BOSTON — Juveniles convicted of first-degree murder would be eligible for parole after serving at least 20 years of a life sentence under a bill approved Monday by a state Senate panel.
The bill, scheduled for debate by the full Senate on Tuesday, represented the latest effort by lawmakers to reconcile Massachusetts law with rulings by the U.S. Supreme Court and the state’s highest court that struck down as unconstitutional mandatory life sentences without the possibility of parole for juveniles.
Under the measure that cleared the Senate Ethics and Rules Committee, teens convicted of first-degree murder before their 18th birthday would become eligible for parole not sooner than 20 years and no later than 30 years into their sentences.
Massachusetts law currently mandates life sentences without parole for anyone convicted of first-degree murder, regardless of age. Juveniles age 14 or older can be tried for murder as an adult.

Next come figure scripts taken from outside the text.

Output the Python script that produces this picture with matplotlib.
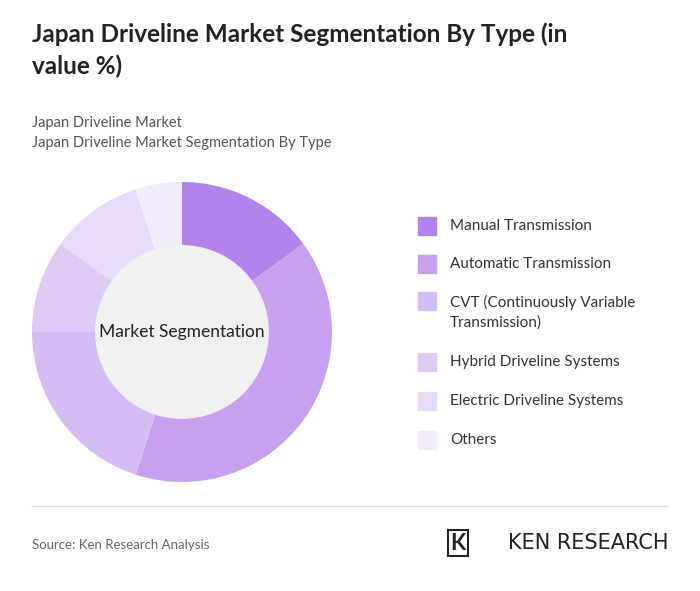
import matplotlib.pyplot as plt
from matplotlib.patches import Circle, Rectangle

plt.rcParams['font.family'] = ['Lato', 'DejaVu Sans']

categories = ['Manual Transmission', 'Automatic Transmission',
              'CVT (Continuously Variable\nTransmission)', 'Hybrid Driveline Systems',
              'Electric Driveline Systems', 'Others']
values = [15, 40, 20, 10, 10, 5]
colors = ['#b283ec', '#c7a0f0', '#d6bcf4', '#dfcaf6', '#e8dbf9', '#f1eafb']

W, H = 700, 591
fig = plt.figure(figsize=(7, 5.91), dpi=100)
fig.patch.set_facecolor('white')

fig.text(32/W, 1-50/H, 'Japan Driveline Market Segmentation By Type (in\nvalue %)',
         fontsize=17.5, fontweight='bold', color='#222222', va='center', linespacing=1.45)
fig.text(32/W, 1-133/H, 'Japan Driveline Market\nJapan Driveline Market Segmentation By Type',
         fontsize=10.5, color='#555555', va='center', linespacing=1.5)

# donut
cx, cy, r = 182, 332, 150
ax = fig.add_axes([(cx-r)/W, (H-cy-r)/H, 2*r/W, 2*r/H])
ax.pie(values, colors=colors, startangle=90, counterclock=False,
       wedgeprops=dict(width=0.43, edgecolor='none'))
ax.add_patch(Circle((0, 0), 0.575, color='#f0f0f0', zorder=5))
ax.text(0, 0, 'Market Segmentation', ha='center', va='center', fontsize=12.5,
        color='#222222', zorder=6)
ax.set_xlim(-1, 1)
ax.set_ylim(-1, 1)
ax.set_aspect('equal')
ax.axis('off')

# legend
ys = [226, 264, 301, 362, 401, 440]
for cat, col, y in zip(categories, colors, ys):
    fig.patches.append(Rectangle((418/W, 1-(y+9)/H), 18/W, 18/H, color=col,
                                 transform=fig.transFigure))
    nl = cat.count('\n')
    fig.text(450/W, 1-(y + nl*11.5)/H, cat, fontsize=11, color='#333333',
             va='center', linespacing=1.5)

# bottom rule and footer
fig.add_artist(plt.Line2D([32/W, 668/W], [1-506/H, 1-506/H], color='#dddddd', lw=1))
fig.text(32/W, 1-545/H, 'Source: Ken Research Analysis', fontsize=9.5,
         color='#666666', va='center')
fig.text(668/W, 1-543/H, 'KEN RESEARCH', fontsize=15, color='#222222',
         va='center', ha='right', family=['DejaVu Sans'])
fig.text(458/W, 1-543/H, 'K', fontsize=16, fontweight='bold', color='#222222',
         va='center', ha='center',
         bbox=dict(boxstyle='square,pad=0.1', fc='white', ec='#222222', lw=1.5))

fig.savefig('out.png', dpi=100)
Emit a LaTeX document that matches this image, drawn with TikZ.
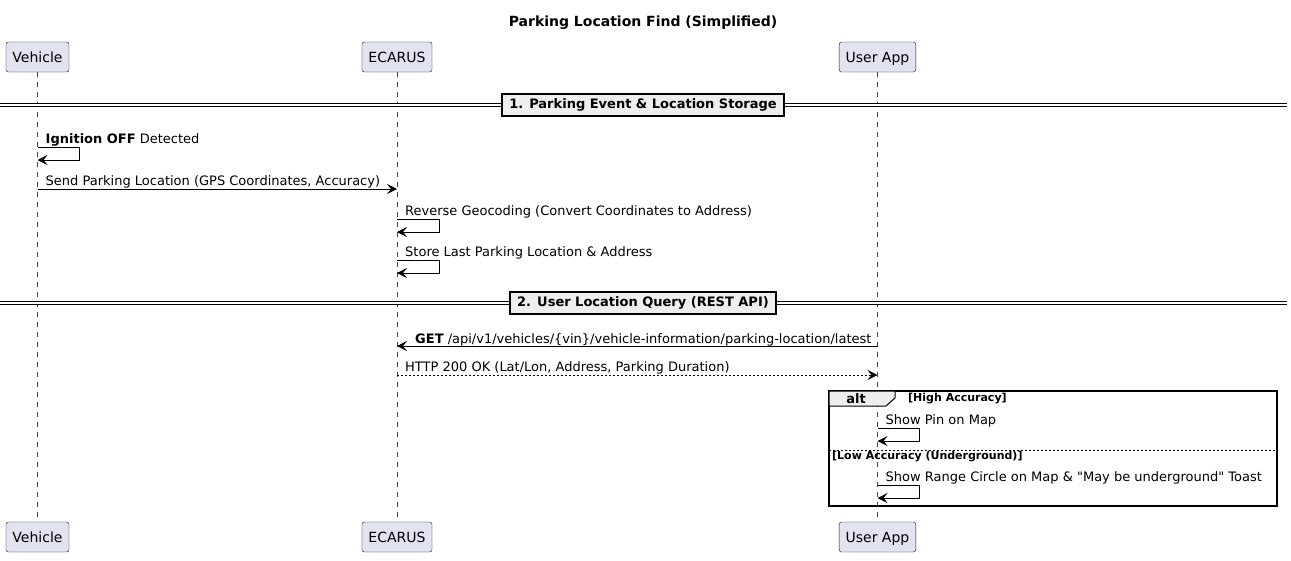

The Senate proposal is substantially similar to a House-passed bill that would make juveniles eligible for parole within 20 to 25 years of the start of their sentences. The House version also contained language that would increase the wait for parole eligibility to 25 to 30 years in cases of murder committed with “extreme atrocity or cruelty.”
Lawmakers stress the pending legislation would not guarantee that juvenile lifers someday walk out of prison. A vote of the state parole board would be required following a hearing at which relatives of murder victims could provide testimony.

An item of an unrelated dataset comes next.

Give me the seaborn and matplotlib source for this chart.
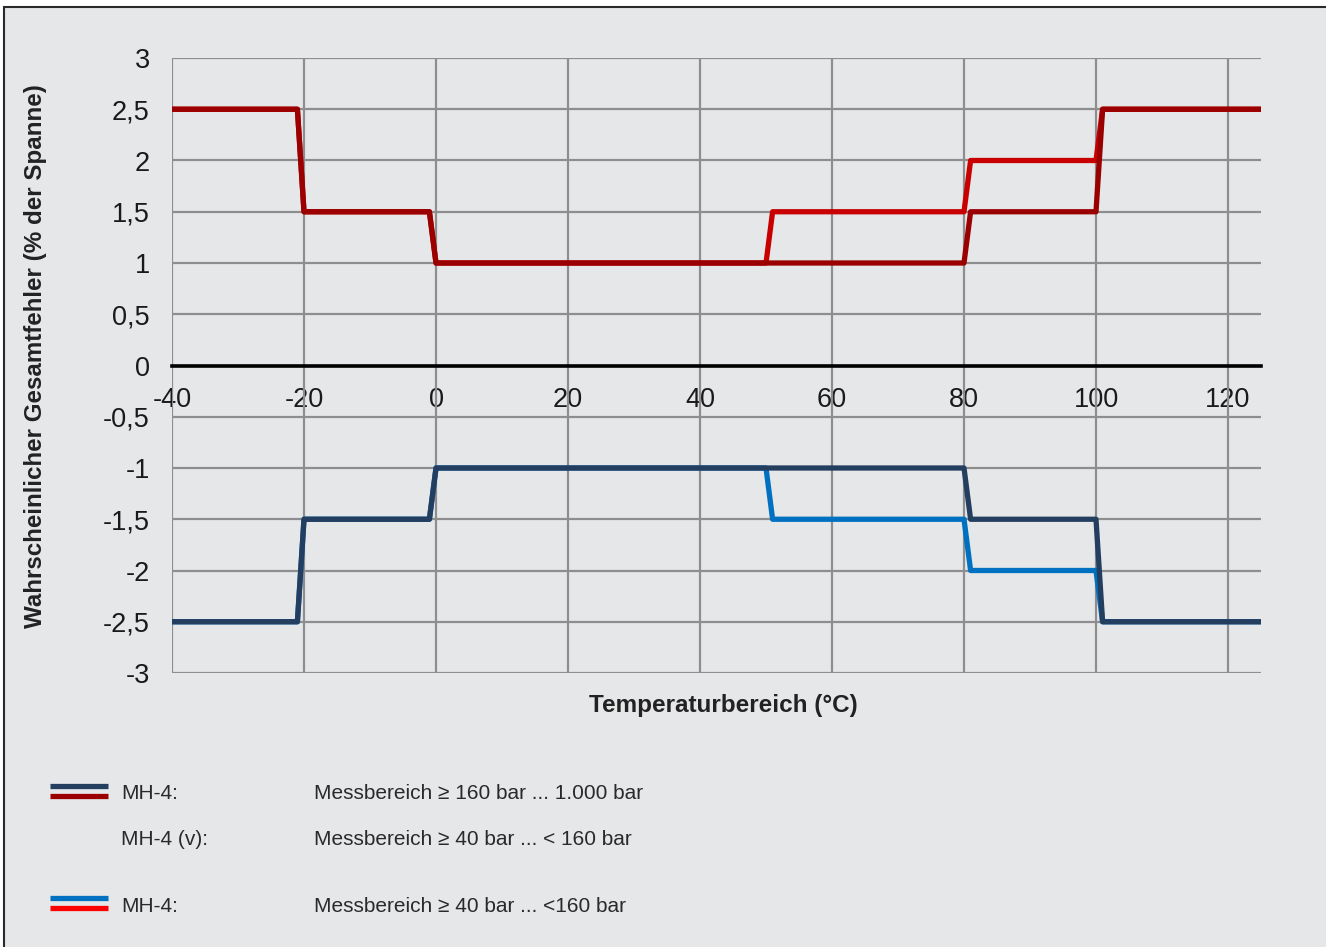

An inmate who is denied parole by the board could have to wait 10 years for their next opportunity.
Members of the Criminal Justice Policy Coalition, an independent organization, object to the bill and planned to meet at the Statehouse before Tuesday’s debate to lobby senators against passage. The group supports making juveniles eligible for parole 15 years into their sentences.
“We think 15 years is more than enough to provide them with time to rehabilitate and time to pay for their crimes, but give them an opportunity to return to their communities and become productive members,” said Rachel Corey, the coalition’s interim executive director.
Corey said the group also objects to the 10-year waiting period between parole requests, which would be double the current five-year waiting period for other crimes.
The parole board has already begun hearings for some of the 63 prisoners serving life without parole following the Massachusetts Supreme Judicial Court’s December ruling that lifelong imprisonment for juveniles is a cruel and unusual punishment. The court cited scientific research showed that their brains were not fully developed.
Family members of some victims appeared before lawmakers in May in support of a bill proposed by Sens. Bruce Tarr, R-Gloucester, and Barry Finegold, D-Andover, which called for a more stringent 35-year wait for parole eligibility.